News and Information

12th treason suspect dies in custody
January 26, 2006

* WERNER MENGES

DEATH has released one of the 120 Caprivi high treason suspects on trial in the High Court in Windhoek, Flannan Ntelamo, from more than six years of Police custody.

Ntelamo died in the Windhoek Central Hospital on Tuesday evening.

He was 35 years old.

Judge Elton Hoff, who is presiding over the treason trial in which Ntelamo and 119 co-accused are being prosecuted over their alleged involvement in a plot to use armed means to secede the Caprivi Region from Namibia some seven years ago, was informed of Ntelamo's death when proceedings in the trial resumed before him yesterday morning.

Ntelamo is the 12th Caprivi treason suspect to have died while in Police custody, awaiting the finalisation of the treason trial.

The last death took place in November 2003.

Ntelamo had been seriously ill for months.

He spent the last months of last year in the Windhoek Central Hospital, where he died on Tuesday.

Ntelamo had been released from the hospital near the end of last year, and was kept in the sickbay of the Windhoek Central Prison, before he was readmitted to the hospital for what proved to be the last time.

Ntelamo died of an undisclosed illness.

Deputy Commissioner Abraham Maasdorp, the head of the Police team investigating the high treason case, said yesterday that an autopsy would be done on Ntelamo this week to determine the cause of death.

Maasdorp said the Police would assist Ntelamo's family, if needed, to transport his body back to the Caprivi Region for burial.

His father, former school principal Gabriel Ntelamo, who is also charged in the trial, will however not be allowed to attend his son's funeral.

"That has never been allowed, and it will not be allowed," Maasdorp said.

While his son was still in hospital late last year, Ntelamo Snr was forced to ask Judge Hoff's assistance to get the Police and prison authorities to allow him to visit his son to establish what his medical condition was.

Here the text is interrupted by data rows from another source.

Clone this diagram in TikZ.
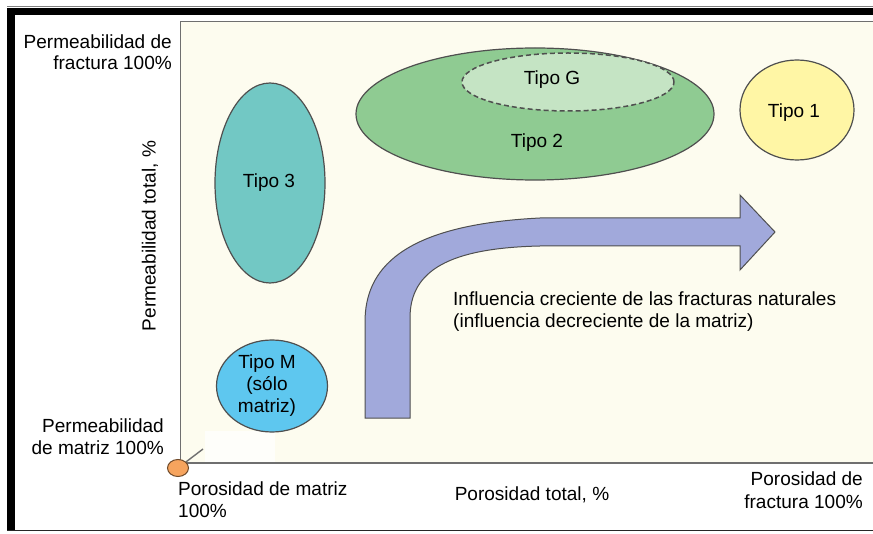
\documentclass[tikz,border=0pt]{standalone}
\usepackage{fontspec}
\setmainfont{Liberation Sans}
\usetikzlibrary{shapes.geometric}
\definecolor{cream}{HTML}{FDFCEF}
\definecolor{teal3}{HTML}{72C8C4}
\definecolor{skyM}{HTML}{5EC7EF}
\definecolor{green2}{HTML}{8FCB92}
\definecolor{greenG}{HTML}{C5E4C4}
\definecolor{yellow1}{HTML}{FFF6A5}
\definecolor{arrowc}{HTML}{A1A9DB}
\definecolor{orangec}{HTML}{F6A45E}
\definecolor{outl}{HTML}{4F4F4F}
\definecolor{framec}{HTML}{6F6F6F}
\begin{document}
\begin{tikzpicture}[x=1bp,y=-1bp,
  every node/.style={font=\fontsize{19.1}{22.1}\selectfont, inner sep=0pt, text=black},
  blob/.style={ellipse, draw=outl, line width=1.2bp, inner sep=0pt},
  lab/.style={anchor=base}]
\useasboundingbox (0,0) rectangle (873,534);
\fill[white] (0,0) rectangle (873,534);
% outer frame
\draw[gray, line width=0.6bp] (7,6) -- (873,6);
\fill[black] (7,8) rectangle (873,15);
\fill[black] (7,8) rectangle (15,531);
\draw[black!85, line width=1.2bp] (7,530.5) -- (873,530.5);
% plot area
\fill[cream] (180.5,21.5) rectangle (880,463);
\fill[white!70!cream] (205,431) rectangle (275,462);
\draw[framec, line width=1.6bp] (880,21.5) -- (180.5,21.5) -- (180.5,463) -- (880,463);
% ellipses
\node[blob, fill=teal3, minimum width=110bp, minimum height=200bp] (t3) at (270,183) {};
\node[blob, fill=skyM, minimum width=111bp, minimum height=92bp] (tm) at (272,386) {};
\node[blob, fill=green2, minimum width=358bp, minimum height=132bp] (t2) at (535,114) {};
\node[ellipse, draw=outl, dashed, dash pattern=on 5bp off 3bp, line width=1.5bp, fill=greenG, minimum width=212bp, minimum height=58bp] (tg) at (568,82) {};
\node[blob, fill=yellow1, minimum width=114bp, minimum height=100bp] (t1) at (797,110) {};
% ellipse labels
\node[lab] (t3l) at (269,188) {Tipo 3};
\node[lab] (tml1) at (267,368) {Tipo M};
\node[lab] (tml2) at (267,390) {(sólo};
\node[lab] (tml3) at (267,412) {matriz)};
\node[lab] (t2l) at (537,148) {Tipo 2};
\node[lab] (tgl) at (552,85) {Tipo G};
\node[lab] (t1l) at (794,118) {Tipo 1};
% bent arrow
\fill[arrowc, draw=outl, line width=1bp, line join=miter]
  (365,418) -- (365,322) .. controls (365,270) and (400,225) .. (540,218)
  -- (740,218) -- (740,195) -- (775,232) -- (740,270) -- (740,246) -- (540,246)
  .. controls (450,248) and (410,270) .. (410,318) -- (410,418) -- cycle;
\node[anchor=base west] (inf1) at (453,306) {Influencia creciente de las fracturas naturales};
\node[anchor=base west] (inf2) at (453,328) {(influencia decreciente de la matriz)};
% origin marker
\coordinate (tick) at (203,449);
\node[ellipse, draw=black!55!orangec, fill=orangec, line width=1bp, minimum width=21bp, minimum height=17bp] (orig) at (178,468) {};
\draw[framec, line width=1.4bp] (orig) -- (tick);
% axis texts
\node[anchor=base east] (pf1) at (172,48.3) {Permeabilidad de};
\node[anchor=base east] (pf2) at (172,69.3) {fractura 100\%};
\node[rotate=90] (pt) at (150,236) {Permeabilidad total, \%};
\node[anchor=base east] (pm1) at (164,432) {Permeabilidad};
\node[anchor=base east] (pm2) at (164,454) {de matriz 100\%};
\node[anchor=base west] (pom1) at (178,495) {Porosidad de matriz};
\node[anchor=base west] (pom2) at (178,517) {100\%};
\node[anchor=base] (pot) at (532,500) {Porosidad total, \%};
\node[anchor=base east] (pof1) at (863,485) {Porosidad de};
\node[anchor=base east] (pof2) at (863,508) {fractura 100\%};
\end{tikzpicture}
\end{document}
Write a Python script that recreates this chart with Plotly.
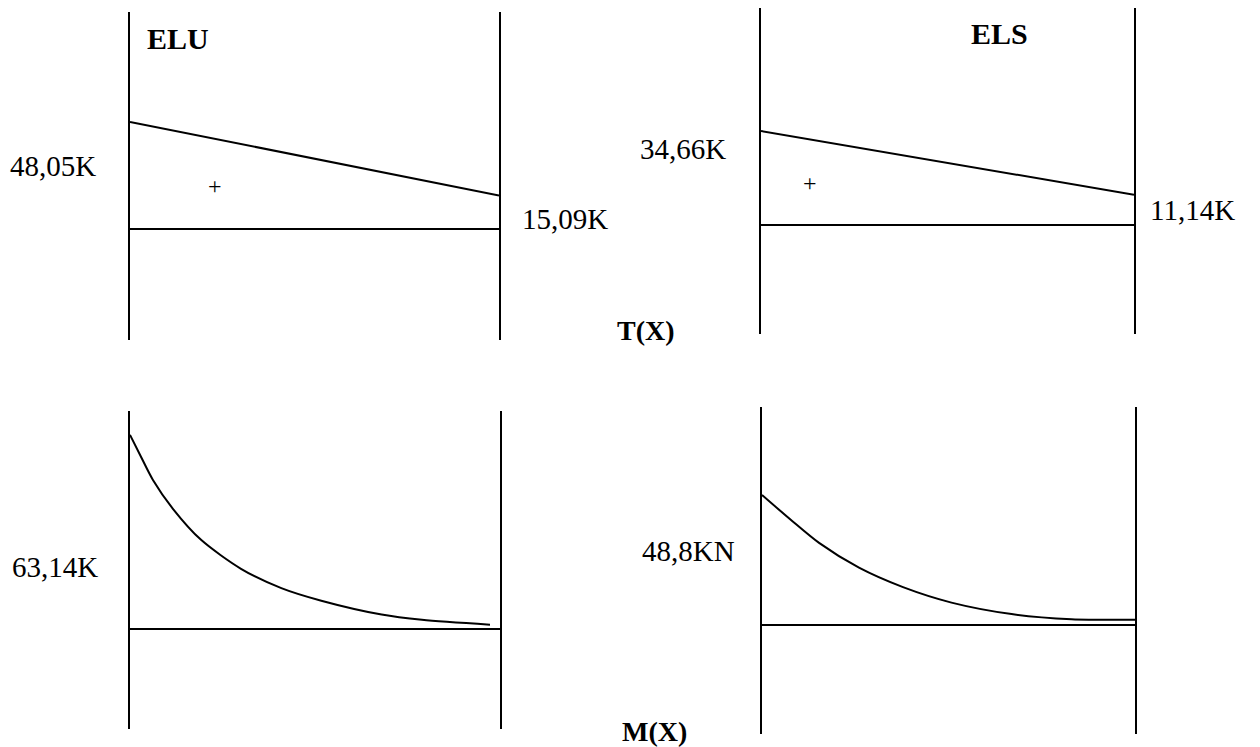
import plotly.graph_objects as go

# effort tranchant T(x) (kN), aux appuis
x_T = [0.0, 1.0]
T_elu = [48.05, 15.09]
T_els = [34.66, 11.14]

x_M_elu = [0.0, 0.029, 0.062, 0.116, 0.192, 0.300, 0.409, 0.517, 0.680, 0.789, 0.973]
M_elu = [63.14, 56.2, 48.5, 39.1, 29.0, 19.6, 13.3, 9.2, 4.7, 3.0, 1.4]
x_M_els = [0.0, 0.077, 0.153, 0.260, 0.378, 0.508, 0.669, 0.830, 1.0]
M_els = [48.8, 39.5, 30.8, 21.5, 14.2, 8.4, 4.1, 2.2, 2.0]

# the page puts an 8px margin round the plot
OFF = 8
W, H = 1260 - OFF, 747 - OFF

def px(x):
    return (x - OFF) / W

def py(y):
    return 1 - (y - OFF) / H

fnt = "Liberation Serif"
line = dict(color="black", width=2)
curve = dict(color="black", width=2, shape="spline", smoothing=0.8)

fig = go.Figure()

fig.add_trace(go.Scatter(x=x_T, y=T_elu, mode="lines", line=line, xaxis="x", yaxis="y"))
fig.add_trace(go.Scatter(x=[0, 1], y=[0, 0], mode="lines", line=line, xaxis="x", yaxis="y"))
fig.add_trace(go.Scatter(x=x_T, y=T_els, mode="lines", line=line, xaxis="x2", yaxis="y2"))
fig.add_trace(go.Scatter(x=[0, 1], y=[0, 0], mode="lines", line=line, xaxis="x2", yaxis="y2"))
fig.add_trace(go.Scatter(x=x_M_elu, y=M_elu, mode="lines", line=curve, xaxis="x3", yaxis="y3"))
fig.add_trace(go.Scatter(x=[0, 1], y=[0, 0], mode="lines", line=line, xaxis="x3", yaxis="y3"))
fig.add_trace(go.Scatter(x=x_M_els, y=M_els, mode="lines", line=curve, xaxis="x4", yaxis="y4"))
fig.add_trace(go.Scatter(x=[0, 1], y=[0, 0], mode="lines", line=line, xaxis="x4", yaxis="y4"))

xa = dict(range=[0, 1], showline=False, showgrid=False, zeroline=False, showticklabels=False)
ya = dict(showline=True, mirror=True, linecolor="black", linewidth=2, showgrid=False,
          zeroline=False, showticklabels=False, ticks="")

fig.update_layout(
    width=W, height=H,
    margin=dict(l=0, r=0, t=0, b=0),
    paper_bgcolor="white", plot_bgcolor="white",
    showlegend=False,
    xaxis=dict(xa, domain=[px(130), px(499)], anchor="y"),
    yaxis=dict(ya, domain=[py(340), py(12)], range=[-49.8, 97.4], anchor="x"),
    xaxis2=dict(xa, domain=[px(761), px(1134)], anchor="y2"),
    yaxis2=dict(ya, domain=[py(334), py(8)], range=[-40.2, 80.0], anchor="x2"),
    xaxis3=dict(xa, domain=[px(130), px(500)], anchor="y3"),
    yaxis3=dict(ya, domain=[py(729), py(411)], range=[-32.5, 70.9], anchor="x3"),
    xaxis4=dict(xa, domain=[px(762), px(1135)], anchor="y4"),
    yaxis4=dict(ya, domain=[py(734), py(407)], range=[-40.9, 81.8], anchor="x4"),
)

def note(text, x, y, bold=False, size=29, xanchor="left"):
    fig.add_annotation(text=f"<b>{text}</b>" if bold else text, x=px(x), y=py(y),
                       xref="paper", yref="paper", xanchor=xanchor, yanchor="middle",
                       showarrow=False, font=dict(family=fnt, size=size, color="black"))

note("ELU", 145, 38, bold=True, size=30)
note("ELS", 969, 33, bold=True, size=30)
note("48,05K", 8, 166)
note("15,09K", 520, 219)
note("34,66K", 638, 149)
note("11,14K", 1148, 210)
note("+", 215, 186, size=24, xanchor="center")
note("+", 810, 183, size=24, xanchor="center")
note("T(X)", 615, 330, bold=True, size=28)
note("63,14K", 10, 567)
note("48,8KN", 640, 551)
note("M(X)", 620, 731, bold=True, size=28)

fig.write_html("out.html")
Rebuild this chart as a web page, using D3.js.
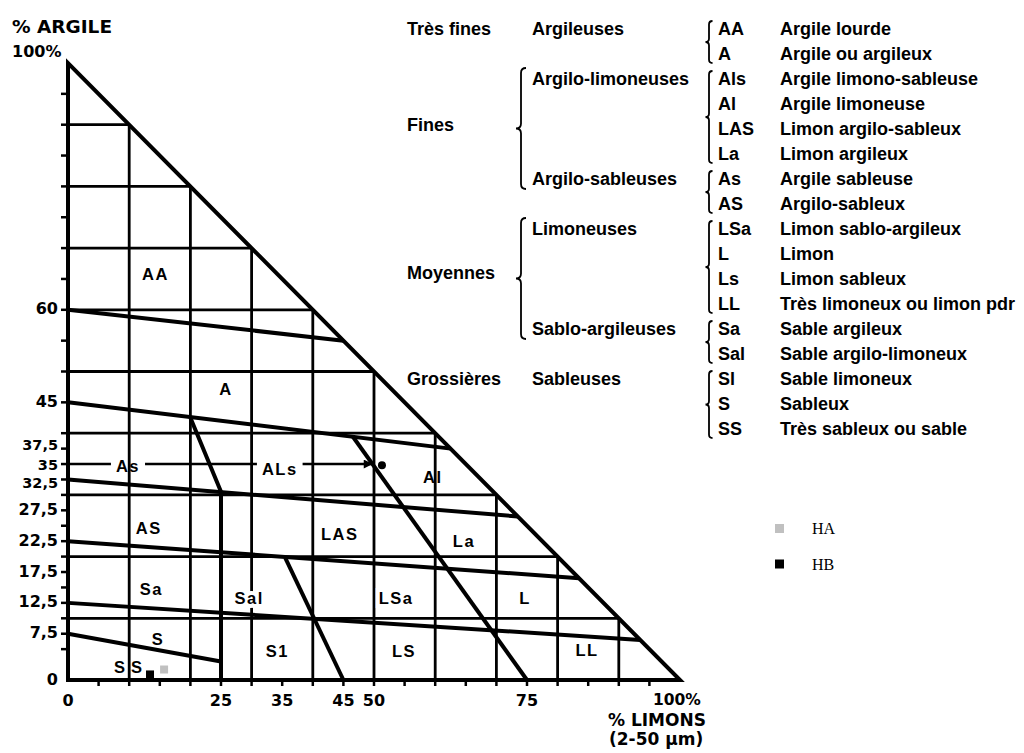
<!DOCTYPE html>
<html>
<head>
<meta charset="utf-8">
<script src="https://cdn.jsdelivr.net/npm/d3@7"></script>
<style>
  body { margin: 0; background: #fff; }
  svg { display: block; }
</style>
</head>
<body>
<svg id="chart" width="1024" height="753"></svg>
<script>
// All chart coordinates are [limon %, argile %].
const gridSteps = [10, 20, 30, 40, 50, 60, 70, 80, 90];

// Class boundaries of the texture triangle
const boundaryLines = [
  [[0, 60], [45, 55]],
  [[0, 45], [62.5, 37.5]],
  [[0, 32.5], [73.5, 26.5]],
  [[0, 22.5], [83.5, 16.5]],
  [[0, 12.5], [93.5, 6.5]],
  [[0, 7.5], [25, 3]],
  [[20, 42.5], [25, 30.5], [25, 0]],
  [[46.5, 39.5], [75, 0]],
  [[35.5, 19.8], [45, 0]]
];

// Arrow along the 35 % clay line and the point it designates
const arrowLine = [[0, 35], [49.8, 35]];
const markedPoint = [51.3, 34.8];

// Zone codes written inside the triangle
const zoneCodes = ["AA", "A", "As", "ALs", "Al", "AS", "LAS", "La", "Sa", "Sal", "LSa", "L", "S", "SS", "S1", "LS", "LL"];
const zoneLimon = [14.3, 25.8, 9.8, 34.6, 59.6, 13.2, 44.4, 64.7, 13.6, 29.6, 53.6, 74.7, 14.7, 10.3, 34.2, 54.9, 84.8];
const zoneArgile = [65.8, 47.2, 34.7, 34.2, 32.9, 24.6, 23.7, 22.5, 14.7, 13.3, 13.3, 13.3, 6.6, 2.1, 4.7, 4.7, 4.9];

// Axis ticks and labels
const yTicks = [5, 7.5, 10, 12.5, 15, 17.5, 20, 22.5, 25, 27.5, 30, 32.5, 35, 37.5, 40, 45, 50, 55, 60, 65, 70, 75, 80, 85, 90, 95];
const yLabels = [0, 7.5, 12.5, 17.5, 22.5, 27.5, 32.5, 35, 37.5, 45, 60];
const xTicks = [5, 10, 15, 20, 25, 30, 35, 40, 45, 50, 55, 60, 65, 70, 75, 80, 85, 90, 95];
const xLabels = [0, 25, 35, 45, 50, 75];

// Samples
const sampleNames = ["HA", "HB"];
const sampleLimon = [15.7, 13.4];
const sampleArgile = [1.7, 0.9];
const sampleColors = ["#c0c0c0", "#000000"];

// Texture classes legend
const sizeGroups = ["Très fines", "Fines", "Moyennes", "Grossières"];
const sizeGroupRows = [0, 3.85, 9.75, 14];
const subGroups = ["Argileuses", "Argilo-limoneuses", "Argilo-sableuses", "Limoneuses", "Sablo-argileuses", "Sableuses"];
const subGroupSpans = [[0, 1], [2, 5], [6, 7], [8, 11], [12, 13], [14, 16]];
const classCodes = ["AA", "A", "Als", "Al", "LAS", "La", "As", "AS", "LSa", "L", "Ls", "LL", "Sa", "Sal", "Sl", "S", "SS"];
const classNames = ["Argile lourde", "Argile ou argileux", "Argile limono-sableuse", "Argile limoneuse",
  "Limon argilo-sableux", "Limon argileux", "Argile sableuse", "Argilo-sableux", "Limon sablo-argileux",
  "Limon", "Limon sableux", "Très limoneux ou limon pdr", "Sable argileux", "Sable argilo-limoneux",
  "Sable limoneux", "Sableux", "Très sableux ou sable"];

const svg = d3.select("#chart");
const x = d3.scaleLinear().domain([0, 100]).range([68, 680]);
const y = d3.scaleLinear().domain([0, 100]).range([680, 63]);
const line = d3.line().x(d => x(d[0])).y(d => y(d[1]));

const SANS = "'Liberation Sans', Arial, Helvetica, sans-serif";
const AXIS = "'DejaVu Sans', Verdana, sans-serif";

svg.append("defs").append("marker")
  .attr("id", "arrowhead").attr("viewBox", "0 0 10 10")
  .attr("refX", 10).attr("refY", 5)
  .attr("markerWidth", 11).attr("markerHeight", 9)
  .attr("markerUnits", "userSpaceOnUse").attr("orient", "auto")
  .append("path").attr("d", "M0,0 L10,5 L0,10 Z").attr("fill", "#000");

const arrowLayer = svg.append("g");
const gapLayer = svg.append("g");
const gridLayer = svg.append("g");
const boundaryLayer = svg.append("g");
const labelLayer = svg.append("g");

// 35 % arrow
arrowLayer.append("path")
  .attr("d", line(arrowLine))
  .attr("fill", "none").attr("stroke", "#000").attr("stroke-width", 2.4)
  .attr("marker-end", "url(#arrowhead)");
labelLayer.append("circle")
  .attr("cx", x(markedPoint[0])).attr("cy", y(markedPoint[1])).attr("r", 4)
  .attr("fill", "#000");

// Grid every 10 %, clipped by the hypotenuse
gridSteps.forEach(v => {
  gridLayer.append("path").attr("d", line([[0, v], [100 - v, v]]));
  gridLayer.append("path").attr("d", line([[v, 0], [v, 100 - v]]));
});
gridLayer.selectAll("path").attr("fill", "none").attr("stroke", "#000").attr("stroke-width", 2.8);

// Class boundaries
boundaryLayer.selectAll("path.b").data(boundaryLines).join("path")
  .attr("class", "b")
  .attr("d", line)
  .attr("fill", "none").attr("stroke", "#000").attr("stroke-width", 4)
  .attr("stroke-linejoin", "round");

// Triangle frame
boundaryLayer.append("path")
  .attr("d", line([[0, 100], [0, 0], [100, 0]]) + "Z")
  .attr("fill", "none").attr("stroke", "#000").attr("stroke-width", 4)
  .attr("stroke-linejoin", "miter");

// Ticks
boundaryLayer.selectAll("line.yt").data(yTicks).join("line")
  .attr("class", "yt")
  .attr("x1", x(0) - 7).attr("x2", x(0))
  .attr("y1", d => y(d)).attr("y2", d => y(d))
  .attr("stroke", "#000").attr("stroke-width", 2.5);
boundaryLayer.selectAll("line.xt").data(xTicks).join("line")
  .attr("class", "xt")
  .attr("x1", d => x(d)).attr("x2", d => x(d))
  .attr("y1", y(0)).attr("y2", y(0) + 6)
  .attr("stroke", "#000").attr("stroke-width", 2.5);

// Axis labels; the three crowded ones near 35 % are nudged apart
const fmt = v => String(v).replace(".", ",");
const nudge = v => (v === 37.5 ? -4 : v === 35 ? 1 : v === 32.5 ? 4 : -1);
labelLayer.selectAll("text.yl").data(yLabels).join("text")
  .attr("class", "yl")
  .attr("x", 58).attr("y", d => y(d) + nudge(d))
  .attr("text-anchor", "end").attr("dominant-baseline", "central")
  .attr("font-family", AXIS).attr("font-weight", "bold")
  .attr("font-size", d => (d === 37.5 || d === 35 || d === 32.5) ? 14.5 : 16)
  .text(fmt);
labelLayer.selectAll("text.xl").data(xLabels).join("text")
  .attr("class", "xl")
  .attr("x", d => x(d)).attr("y", 706)
  .attr("text-anchor", "middle")
  .attr("font-family", AXIS).attr("font-weight", "bold").attr("font-size", 16)
  .text(fmt);
labelLayer.append("text").attr("x", 653).attr("y", 705)
  .attr("font-family", AXIS).attr("font-weight", "bold").attr("font-size", 15.5)
  .text("100%");
labelLayer.append("text").attr("x", 12).attr("y", 57)
  .attr("font-family", AXIS).attr("font-weight", "bold").attr("font-size", 16)
  .text("100%");
labelLayer.append("text").attr("x", 12).attr("y", 33)
  .attr("font-family", AXIS).attr("font-weight", "bold").attr("font-size", 18.5)
  .text("% ARGILE");
labelLayer.append("text").attr("x", 608).attr("y", 726)
  .attr("font-family", AXIS).attr("font-weight", "bold").attr("font-size", 17)
  .text("% LIMONS");
labelLayer.append("text").attr("x", 609).attr("y", 745)
  .attr("font-family", AXIS).attr("font-weight", "bold").attr("font-size", 17)
  .text("(2-50 µm)");

// Zone codes
const zoneText = labelLayer.selectAll("text.zone").data(zoneCodes).join("text")
  .attr("class", "zone")
  .attr("x", (d, i) => x(zoneLimon[i])).attr("y", (d, i) => y(zoneArgile[i]))
  .attr("text-anchor", "middle").attr("dominant-baseline", "central")
  .attr("font-family", SANS).attr("font-weight", "bold").attr("font-size", 16.5)
  .attr("letter-spacing", d => d === "SS" ? 6 : 1.5)
  .text(d => d);
zoneText.filter(d => d === "Sal" || d === "LSa")
  .attr("stroke", "#fff").attr("stroke-width", 8).attr("paint-order", "stroke");

// Break the 35 % line around the codes written on it
zoneText.filter(d => d === "As" || d === "ALs").each(function () {
  const b = this.getBBox();
  gapLayer.append("rect")
    .attr("x", b.x - 5).attr("y", y(35) - 4)
    .attr("width", b.width + 10).attr("height", 8)
    .attr("fill", "#fff");
});

// Samples
labelLayer.selectAll("rect.sample").data(sampleNames).join("rect")
  .attr("class", "sample")
  .attr("x", (d, i) => x(sampleLimon[i]) - 4).attr("y", (d, i) => y(sampleArgile[i]) - 4)
  .attr("width", 8).attr("height", 8)
  .attr("fill", (d, i) => sampleColors[i]);

// Sample legend
const sampleLegend = svg.append("g").selectAll("g").data(sampleNames).join("g")
  .attr("transform", (d, i) => `translate(775,${524 + i * 35.5})`);
sampleLegend.append("rect").attr("width", 9).attr("height", 9)
  .attr("fill", (d, i) => sampleColors[i]);
sampleLegend.append("text").attr("x", 37).attr("y", 4.5)
  .attr("dominant-baseline", "central")
  .attr("font-family", "'Liberation Serif', 'Times New Roman', serif").attr("font-size", 16)
  .text(d => d);

// Texture classes legend
const rowY = i => 35 + 25 * i;
const legend = svg.append("g")
  .attr("font-family", SANS).attr("font-weight", "bold").attr("font-size", 18)
  .attr("fill", "#000");

legend.selectAll("text.size").data(sizeGroups).join("text")
  .attr("class", "size")
  .attr("x", 407).attr("y", (d, i) => rowY(sizeGroupRows[i])).text(d => d);
legend.selectAll("text.sub").data(subGroups).join("text")
  .attr("class", "sub")
  .attr("x", 532).attr("y", (d, i) => rowY(subGroupSpans[i][0])).text(d => d);
legend.selectAll("text.code").data(classCodes).join("text")
  .attr("class", "code")
  .attr("x", 718).attr("y", (d, i) => rowY(i)).text(d => d);
legend.selectAll("text.name").data(classNames).join("text")
  .attr("class", "name")
  .attr("x", 780).attr("y", (d, i) => rowY(i)).text(d => d);

// Curly brace opening to the right, tip pointing left
function brace(xs, y0, y1, w) {
  const ym = (y0 + y1) / 2;
  const p = d3.path();
  p.moveTo(xs + w, y0);
  p.quadraticCurveTo(xs, y0, xs, y0 + w);
  p.lineTo(xs, ym - w);
  p.quadraticCurveTo(xs, ym, xs - w, ym);
  p.quadraticCurveTo(xs, ym, xs, ym + w);
  p.lineTo(xs, y1 - w);
  p.quadraticCurveTo(xs, y1, xs + w, y1);
  return p.toString();
}
const braceLayer = svg.append("g")
  .attr("fill", "none").attr("stroke", "#000").attr("stroke-width", 1.8);
// Braces grouping the sub-groups of "Fines" and "Moyennes"
[[1, 2], [3, 4]].forEach(([a, b]) => {
  braceLayer.append("path").attr("d", brace(521, rowY(subGroupSpans[a][0]) - 17, rowY(subGroupSpans[b][0]) + 4, 5));
});
// Braces grouping the classes of each sub-group
subGroupSpans.forEach(([a, b]) => {
  braceLayer.append("path").attr("d", brace(709, rowY(a) - 14, rowY(b) + 3, 3.5));
});
</script>
</body>
</html>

When he relayed that request to the Judge on December 8 last year, Ntelamo Snr's defence lawyer, Greyson Nyoni, informed the Judge that Flannan Ntelamo had stopped eating and had lost his memory, and that while he was being denied contact with his son, Ntelamo Snr had no clue what was happening to his child.

Ntelamo Snr has since been given access to his son.

Four members of the Ntelamo family had been charged in the high treason trial.

Two of Ntelamo Snr's brothers are also in the dock before Judge Hoff.

Both of them - Leonard Ntelamo and Stephen Ntelamo - were excused from trial proceedings yesterday to be with Ntelamo Snr, who was not present at court yesterday.

Flannan Ntelamo had only one chance to state his case in court since legal proceedings in connection with the high treason case started in August 1999.

That chance came on September 20 1999, when Ntelamo and some of his co-accused brought a bail application in the Grootfontein Magistrate's Court.

Ntelamo told the court then that he was unmarried and was the father of one daughter.

He had been employed by the Open Learning Group before he was arrested on the evening of August 2 1999 - the day that alleged members of a separatist movement calling itself the Caprivi Liberation Army staged surprise armed attacks on Government-related targets at Katima Mulilo.

Gabriel Ntelamo, who was the headmaster of a primary school in the Caprivi Region, was arrested three days after his son.

During their bail application at Grootfontein, Flannan Ntelamo was told that the State had evidence that material bearing the logo of the Caprivi Liberation Army and its political parent organisation, the formerly DTA-affiliated United Democratic Party, had been found at the house of his uncle Leonard Ntelamo, where he was arrested.

Ntelamo denied having known about that alleged material.

He also denied an accusation that he had used his father's vehicle to go around collecting money for the CLA, or that he had attended meetings at which planned CLA activities were organised.

He was not a member of either that organisation or the UDP, Ntelamo told the court then.

Leonard Ntelamo, a former teacher and Namibian Broadcasting Corporation employee at Katima Mulilo, likewise denied having been involved in treasonous activities in the Caprivi Region.

"I'm a law-abiding citizen of this country," he stated.

"I was born out of a religious family which doesn't believe politics will bring peace to this country or this continent," he declared.